As for who the first wave of members at the business are: Lobbyists such as LaRue occupy a share.
“But it’s not all lobbyists, legislators and lawyers,” Burns said. “We have teachers, hospital leaders, judges. It’s a nice mix of people. And some of them are more into the social aspect of it than to share a drink with business professionals to build relationships.”
The Lobby Club’s owner is Eric Poe, who started thinking about the feasibility of launching a Trenton restaurant after deciding to headquarter his own insurance business and its 250 employees in the area.
“The challenge is that a vast majority of restaurants make all their revenue on the weekends, and there just isn’t the business crowd enough in Trenton to sustain a regular restaurant in that way,” he said. “What it does have is legislators or lawyers who need to have discussions about sensitive topics … but the fact that there was zero business catering to them was mind-boggling to me.
“And, if you’re paying a lawyer $500 an hour, it’s hard to believe you want to eat in a corner of a state cafeteria and game-plan there for the second half of the day in court.”
However much of a need there was, launching a restaurant and bar during the pandemic was a gamble.
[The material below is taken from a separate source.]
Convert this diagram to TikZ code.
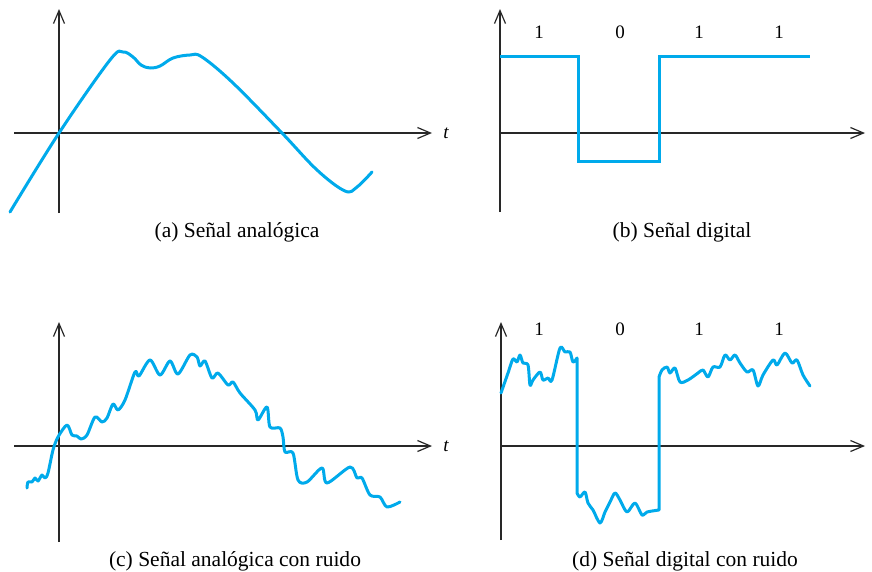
\documentclass[tikz,border=0pt]{standalone}
\usepackage{fontspec}
\setmainfont{Liberation Serif}
\usetikzlibrary{arrows.meta}
\definecolor{sig}{RGB}{0,170,235}
\definecolor{axc}{RGB}{40,40,40}
\tikzset{
  axisline/.style={draw=axc, line width=1.3pt, -{Straight Barb[length=13pt,width=11pt,line width=1.2pt]}},
  signal/.style={draw=sig, line width=3pt, line join=round, line cap=round},
  captxt/.style={font=\fontsize{21.5}{24}\selectfont, anchor=base, inner sep=0pt},
  bit/.style={font=\fontsize{19}{22}\selectfont, inner sep=0pt},
  tlab/.style={font=\fontsize{19}{22}\selectfont\itshape, inner sep=0pt}
}
\begin{document}
\begin{tikzpicture}[x=1pt,y=-1pt]
\useasboundingbox (0,0) rectangle (872,571);
% ---------- (a)
\draw[axisline] (59,213) -- (59,9);
\draw[axisline] (14,133) -- (432,133);
\node[tlab] (ta) at (446,133) {t};
\draw[signal] plot[smooth, tension=0.6] coordinates {
 (10,212) (59,133) (110,60) (123,52) (133,57) (141,65) (150,68) (160,66)
 (173,58) (190,55) (202,57) (233,83) (282,133) (317,170) (345,191) (357,187) (372,172)};
\node[captxt] (ca) at (237,237) {(a) Señal analógica};
% ---------- (b)
\draw[axisline] (500,212) -- (500,9);
\draw[axisline] (500,133) -- (865,133);
\draw[signal, line cap=butt, line join=miter] (500,56) -- (578,56) -- (578,161) -- (659,161) -- (659,56) -- (810,56);
\node[bit] (b1) at (539,32) {1};
\node[bit] (b2) at (620,32) {0};
\node[bit] (b3) at (699,32) {1};
\node[bit] (b4) at (779,32) {1};
\node[captxt] (cb) at (682,237) {(b) Señal digital};
% ---------- (c)
\draw[axisline] (59,542) -- (59,322);
\draw[axisline] (14,446) -- (432,446);
\node[tlab] (tc) at (446,446) {t};
\draw[signal] plot[smooth, tension=0.5] coordinates {
 (27,488) (28,482) (32,482) (35,478) (38,481) (42,475) (45,478) (48,473)
 (53,450) (58,437) (67,425) (72,435) (77,436) (81,439) (87,435) (95,417)
 (102,422) (107,418) (113,404) (118,410) (125,400) (135,372) (139,376)
 (150,360) (160,375) (170,361) (178,374) (190,355) (197,357) (200,366)
 (205,361) (212,378) (218,373) (228,385) (233,382) (240,393) (255,410)
 (258,420) (267,407) (270,427) (280,428) (283,437) (285,452) (293,453)
 (298,480) (307,482) (322,468) (327,483) (350,467) (357,478) (362,478)
 (370,495) (380,497) (387,507) (400,502)};
\node[captxt] (cc) at (235,566) {(c) Señal analógica con ruido};
% ---------- (d)
\draw[axisline] (501,540) -- (501,322);
\draw[axisline] (501,446) -- (865,446);
\draw[signal] plot[smooth, tension=0.5] coordinates {
 (501,393) (508,373) (513,359) (517,362) (520,355) (523,363) (528,365)
 (530,385) (533,380) (540,372) (543,380) (548,378) (552,380) (560,348)
 (565,352) (570,352) (573,362) (577,358)}
 -- (577,493) plot[smooth, tension=0.5] coordinates {
 (577,493) (580,497) (585,492) (588,503) (593,510) (600,523) (605,512)
 (610,502) (615,493) (620,500) (627,512) (635,503) (642,515) (647,512)
 (659,510)} -- (659,377) plot[smooth, tension=0.5] coordinates {
 (659,377) (662,370) (667,367) (670,373) (675,368) (680,382) (688,380)
 (698,373) (703,370) (708,377) (713,367) (720,367) (725,355) (730,360)
 (735,355) (740,363) (747,372) (753,370) (758,386) (763,375) (773,360)
 (777,365) (785,353) (792,363) (797,360) (803,375) (810,386)};
\node[bit] (d1) at (539,329) {1};
\node[bit] (d2) at (620,329) {0};
\node[bit] (d3) at (699,329) {1};
\node[bit] (d4) at (779,329) {1};
\node[captxt] (cd) at (685,566) {(d) Señal digital con ruido};
\end{tikzpicture}
\end{document}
Poe took the risk anyway, drawing parallels to airlines that doubled-down on pricey business class seats on planes in times when flight catastrophes meant only professionals were reliably buying plane tickets.
The buzz of political and business life in Trenton, however, is only just starting to return to what it once was.
“Right now, I would say we’re about 50 or 60% of our capacity,” Poe said. “That’s primarily because jury trials in Mercer County have not uniformly been brought back (in-person to Trenton) because of COVID. It was the same thing with the Legislature, but they’re in full force now.”
Interest in memberships is apparently moving in the right direction. There are about 10 members at the highest $10,000 level, which, along with some tiers below it, grants access to the 2,500-square-foot Apex Executive Center, private conference rooms soon opening on the restaurant’s second floor.
The establishment’s leaders say they’re happy with the interest they’re seeing in the lowest tiers, too. Those come at a one-time cost of $1,000, or $500 for government employees.
About a half of a year into its operation, Poe is glad to be making an argument for the potential of new business in the state’s long-overshadowed capital.
“Our hope is we’ll be a place people remember as one of the first to invest in this way in the city,” Poe said. “It’s about putting your money where your mouth is.”